(Stored entries)
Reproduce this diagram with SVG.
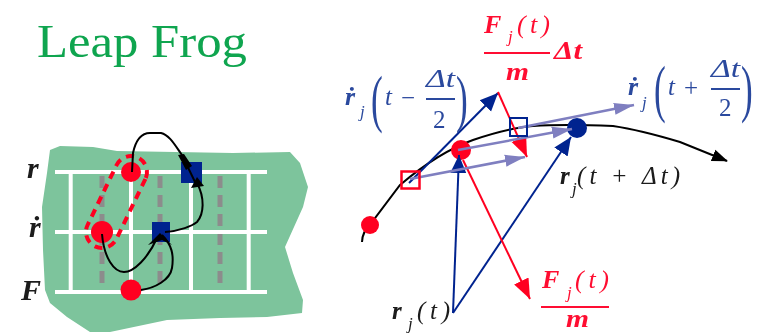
<svg xmlns="http://www.w3.org/2000/svg" width="760" height="333" viewBox="0 0 760 333">
<style>
text{font-family:"Liberation Serif",serif}
.v{font-weight:bold;font-style:italic}
.i{font-style:italic}
.d{font-style:italic;font-weight:bold}
.soft{filter:url(#soft)}
.blk{fill:#1a1a1a}
.red{fill:#ff1030}
.blu{fill:#2c4a9e}
.wh{stroke:#fff;stroke-width:4;fill:none}
.gd{stroke:#8c8c8c;stroke-width:5;stroke-dasharray:12 7;fill:none}
.cv{stroke:#000;stroke-width:2;fill:none}
.peri{stroke:#7f7fc0;stroke-width:2.5;fill:none}
.nb{stroke:#00238f;stroke-width:2;fill:none}
.nr{stroke:#ff0020;stroke-width:2;fill:none}
.frac{stroke-width:2;fill:none}
</style>
<defs>
<filter id="soft" x="-10%" y="-10%" width="120%" height="120%"><feGaussianBlur stdDeviation="0.55"/></filter>
<marker id="ak" markerUnits="userSpaceOnUse" markerWidth="18" markerHeight="14" refX="15" refY="7" orient="auto"><path d="M0 1L16 7L0 13Z" fill="#000"/></marker>
<marker id="ab" markerUnits="userSpaceOnUse" markerWidth="20" markerHeight="18" refX="18" refY="9" orient="auto"><path d="M0 1L18 9L0 17Z" fill="#00238f"/></marker>
<marker id="ar" markerUnits="userSpaceOnUse" markerWidth="22" markerHeight="18" refX="20" refY="9" orient="auto"><path d="M0 1L20 9L0 17Z" fill="#ff0020"/></marker>
<marker id="ap" markerUnits="userSpaceOnUse" markerWidth="22" markerHeight="14" refX="20" refY="7" orient="auto"><path d="M0 1L20 7L0 13Z" fill="#7f7fc0"/></marker>
</defs>

<g id="title"><text x="37" y="57" font-size="46" fill="#0fa54f" textLength="210" lengthAdjust="spacingAndGlyphs">Leap Frog</text></g>

<g id="grid-panel">
<path fill="#7dc49c" d="M50 150L60 146L93 147L117 151L233 153L290 152L300 163L308 187L303 207L285 247L293 273L303 300L302 313L267 317L220 318L167 320L110 332L90 332L67 317L50 303L45 290L43 250L42 207L47 173Z"/>
<path class="gd" d="M102 176V290M160 176V290M220 176V290"/>
<path class="wh" d="M55 172H267M55 232H267M55 292H267M70.700 172V292M131 172V292M191 172V292M248.700 172V292"/>
<text class="v blk soft" x="27" y="178" font-size="30">r</text>
<text class="v blk soft" x="29" y="237" font-size="30">ṙ</text>
<text class="v blk soft" x="21" y="300" font-size="30">F</text>
</g>
<g id="node-r-red"><circle cx="131" cy="172" r="10" fill="#ff0020"/></g>
<g id="node-rdot-red"><circle cx="102" cy="232" r="11" fill="#ff0020"/></g>
<g id="node-f-red"><circle cx="131" cy="290" r="10.500" fill="#ff0020"/></g>
<g id="node-r-blue"><rect x="181" y="162" width="21" height="21" fill="#00238f"/></g>
<g id="node-rdot-blue"><rect x="152" y="222" width="18" height="20" fill="#00238f"/></g>
<g id="leapfrog-links">
<path d="M145.400 179L116.400 239A16 16 0 0 1 87.600 225L116.600 165A16 16 0 0 1 145.400 179Z" fill="none" stroke="#ff0020" stroke-width="4" stroke-dasharray="8 6"/>
<path class="cv" d="M132 172L133 153C136 139 142 133 150 133H161C170 135 176 147 182 155L196 184"/>
<path d="M178 155L184 154L192 166L186 170Z" fill="#000"/>
<path d="M191 188L197 177L204 186Z" fill="#000"/>
<path class="cv" d="M165 232C180 231 192 226 197 222C204 214 205 198 197 183"/>
<path class="cv" d="M102 234C104 258 114 272 124 272C134 272 148 258 157 238"/>
<path class="cv" d="M141 290C155 288 170 280 172 268C174 255 172 245 162 235"/>
<path d="M148 245L160 233L172 245L162 240Z" fill="#000"/>
</g>

<g id="trajectory">
<path class="cv" d="M362 242C362 234 368 226 372 222L400 185C420 168 445 150 473 140C500 131 520 127 533 126C560 124 590 125 613 126C640 130 660 136 680 142L727 161" stroke-width="2.500" marker-end="url(#ak)"/>
</g>
<g id="dot-start"><circle cx="370" cy="225" r="9" fill="#ff0020"/></g>
<g id="dot-mid"><circle cx="461" cy="150" r="10" fill="#ff0020"/></g>
<g id="dot-next"><circle cx="577" cy="128" r="10" fill="#00238f"/></g>
<g id="connectors">
<path class="nb" d="M453 313L459 155" stroke-width="2.500" marker-end="url(#ab)"/>
<path class="nb" d="M453 313L571 137" marker-end="url(#ab)"/>
<path class="nb" d="M409 183L498 93" marker-end="url(#ab)"/>
<path class="nr" d="M498 92L527 157" marker-end="url(#ar)"/>
<path class="nr" d="M463 160L530 299" marker-end="url(#ar)"/>
<path class="peri" d="M410 179L525 157" marker-end="url(#ap)"/>
<path class="peri" d="M458 150L572 129" marker-end="url(#ap)"/>
<path class="peri" d="M518 128L634 105" marker-end="url(#ap)"/>
</g>
<g id="square-red"><rect x="401.500" y="171.500" width="18" height="17" fill="none" stroke="#ff0020" stroke-width="2.500"/></g>
<g id="square-blue"><rect x="510" y="118" width="17" height="18" fill="none" stroke="#00238f" stroke-width="2"/></g>

<g id="label-force-dt" class="soft">
<text class="v red" x="484" y="33" font-size="26">F</text>
<text class="i red" x="508" y="42" font-size="17">j</text>
<text class="i red" x="517" y="33" font-size="26" textLength="33" lengthAdjust="spacing">(t)</text>
<path class="frac" d="M484 53H550" stroke="#ff1030"/>
<text class="d red" x="554" y="59" font-size="26" textLength="28" lengthAdjust="spacingAndGlyphs">Δt</text>
<text class="d red" x="506" y="80" font-size="26" textLength="23" lengthAdjust="spacingAndGlyphs">m</text>
</g>
<g id="label-rdot-minus" class="soft">
<text class="v blu" x="345" y="105" font-size="26">ṙ</text>
<text class="i blu" x="360" y="117" font-size="17">j</text>
<text class="blu" transform="translate(371 120) scale(.55 1)" font-size="64">(</text>
<text class="i blu" x="385" y="105" font-size="25">t</text>
<text class="blu" x="401" y="106" font-size="25">−</text>
<path class="frac" d="M426 99H455" stroke="#2c4a9e"/>
<text class="i blu" x="426" y="87" font-size="25" textLength="29" lengthAdjust="spacingAndGlyphs">Δt</text>
<text class="blu" x="433" y="128" font-size="25">2</text>
<text class="blu" transform="translate(456 120) scale(.55 1)" font-size="64">)</text>
</g>
<g id="label-rdot-plus" class="soft">
<text class="v blu" x="628" y="95" font-size="26">ṙ</text>
<text class="i blu" x="642" y="108" font-size="17">j</text>
<text class="blu" transform="translate(654 110) scale(.55 1)" font-size="64">(</text>
<text class="i blu" x="668" y="95" font-size="25">t</text>
<text class="blu" x="684" y="96" font-size="25">+</text>
<path class="frac" d="M711 89H740" stroke="#2c4a9e"/>
<text class="i blu" x="711" y="77" font-size="25" textLength="29" lengthAdjust="spacingAndGlyphs">Δt</text>
<text class="blu" x="719" y="116" font-size="25">2</text>
<text class="blu" transform="translate(741 110) scale(.55 1)" font-size="64">)</text>
</g>
<g id="label-r-next" class="soft">
<text class="v blk" x="560" y="184" font-size="25">r</text>
<text class="i blk" x="572" y="194" font-size="17">j</text>
<text class="i blk" x="577" y="184" font-size="25" textLength="103" lengthAdjust="spacing">(t + Δt)</text>
</g>
<g id="label-r-now" class="soft">
<text class="v blk" x="392" y="319" font-size="25">r</text>
<text class="i blk" x="408" y="329" font-size="17">j</text>
<text class="i blk" x="417" y="319" font-size="25" textLength="33" lengthAdjust="spacing">(t)</text>
</g>
<g id="label-force" class="soft">
<text class="v red" x="542" y="288" font-size="26">F</text>
<text class="i red" x="567" y="298" font-size="17">j</text>
<text class="i red" x="575" y="288" font-size="26" textLength="34" lengthAdjust="spacing">(t)</text>
<path class="frac" d="M541 307H609" stroke="#ff1030"/>
<text class="d red" x="566" y="327" font-size="25" textLength="23" lengthAdjust="spacingAndGlyphs">m</text>
</g>
</svg>
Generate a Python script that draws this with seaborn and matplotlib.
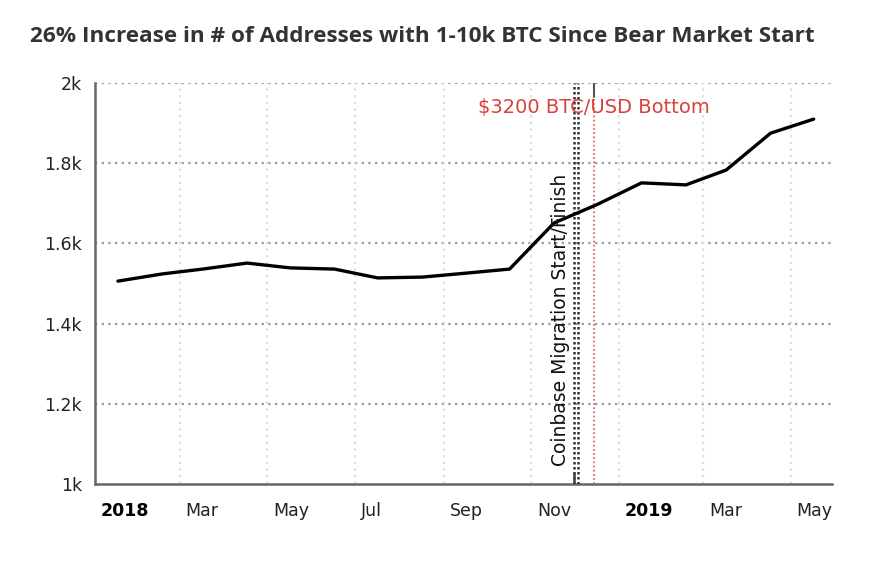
import pandas as pd
import matplotlib
matplotlib.use("Agg")
import matplotlib.pyplot as plt
import matplotlib.transforms as mtransforms
import seaborn as sns

# monthly values (number of addresses holding 1-10k BTC)
months = ["2018-01-17", "2018-02-17", "2018-03-17", "2018-04-17", "2018-05-17",
          "2018-06-17", "2018-07-17", "2018-08-17", "2018-09-17", "2018-10-17",
          "2018-11-17", "2018-12-17", "2019-01-17", "2019-02-17", "2019-03-17",
          "2019-04-17", "2019-05-17"]
addresses = [1506, 1524, 1536, 1551, 1539, 1536, 1514, 1516, 1526, 1536,
             1651, 1697, 1751, 1746, 1783, 1875, 1910]

tick_dates = ["2018-01-01", "2018-03-01", "2018-05-01", "2018-07-01", "2018-09-01",
              "2018-11-01", "2019-01-01", "2019-03-01", "2019-05-01"]
tick_labels = ["2018", "Mar", "May", "Jul", "Sep", "Nov", "2019", "Mar", "May"]
y_ticks = [1000, 1200, 1400, 1600, 1800, 2000]
y_labels = ["1k", "1.2k", "1.4k", "1.6k", "1.8k", "2k"]

coinbase_dates = ["2018-12-01", "2018-12-04"]
bottom_date = "2018-12-15"

df = pd.DataFrame({"date": pd.to_datetime(months), "addresses": addresses})

sns.set_style("white")
fig = plt.figure(figsize=(8.83, 5.64), dpi=100)
ax = fig.add_axes([0.1076, 0.1418, 0.835, 0.711])

sns.lineplot(data=df, x="date", y="addresses", color="black", linewidth=2.4, ax=ax, zorder=5)

ax.set_xlim(pd.Timestamp("2018-01-03"), pd.Timestamp("2019-05-30"))
ax.set_ylim(1000, 2000)
ax.set_xlabel("")
ax.set_ylabel("")

# grid
for y in y_ticks[1:]:
    ax.axhline(y, color="#999999", linestyle=(0, (1, 2)), linewidth=1.6, zorder=1)
for d in tick_dates[1:]:
    ax.axvline(pd.Timestamp(d), color="#dddddd", linestyle=(0, (1, 2)), linewidth=1.6, zorder=1)

# event lines
for d in coinbase_dates:
    ax.axvline(pd.Timestamp(d), color="#333333", linestyle=(0, (1, 1)), linewidth=1.8, zorder=3)
ax.axvline(pd.Timestamp(coinbase_dates[0]), ymin=0.0, ymax=0.028, color="#444444", linewidth=1.8, zorder=4)
ax.axvline(pd.Timestamp(bottom_date), color="#d9534f", linestyle=(0, (1, 1.5)), linewidth=1.2, zorder=3)
ax.axvline(pd.Timestamp(bottom_date), ymin=0.965, ymax=1.0, color="#555555", linewidth=1.5, zorder=4)

ax.text(pd.Timestamp("2018-11-28"), 1045, "Coinbase Migration Start/Finish", rotation=90,
        ha="right", va="bottom", fontsize=13.5, color="#111111", zorder=6)
ax.text(pd.Timestamp(bottom_date), 1940, "$3200 BTC/USD Bottom", ha="center", va="center",
        fontsize=14, color="#d9413a", zorder=6)

# spines
for s in ["top", "right"]:
    ax.spines[s].set_visible(False)
for s in ["left", "bottom"]:
    ax.spines[s].set_color("#666666")
    ax.spines[s].set_linewidth(1.8)

ax.set_yticks(y_ticks)
ax.set_yticklabels(y_labels)
ax.set_xticks([pd.Timestamp(d) for d in tick_dates])
ax.set_xticklabels(tick_labels)
ax.tick_params(axis="both", direction="out", length=6, width=1.6, color="#666666",
               labelsize=12.5, labelcolor="#222222")
ax.tick_params(axis="x", pad=7)
offset = mtransforms.ScaledTranslation(6 / 100, 0, fig.dpi_scale_trans)
for lab in ax.get_xticklabels():
    lab.set_horizontalalignment("left")
    lab.set_transform(lab.get_transform() + offset)
    if lab.get_text() in ("2018", "2019"):
        lab.set_fontweight("bold")
        lab.set_color("black")

fig.text(30 / 883, 1 - 36 / 564, "26% Increase in # of Addresses with 1-10k BTC Since Bear Market Start",
         ha="left", va="center", fontsize=16.2, fontweight="bold", color="#333333", family="Open Sans")

fig.savefig("out.png", dpi=100, facecolor="white")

> **The exercise**
Of all the lines above, how many contain the word "seaborn"? Give the number and nothing else.

> **Exercise output**
2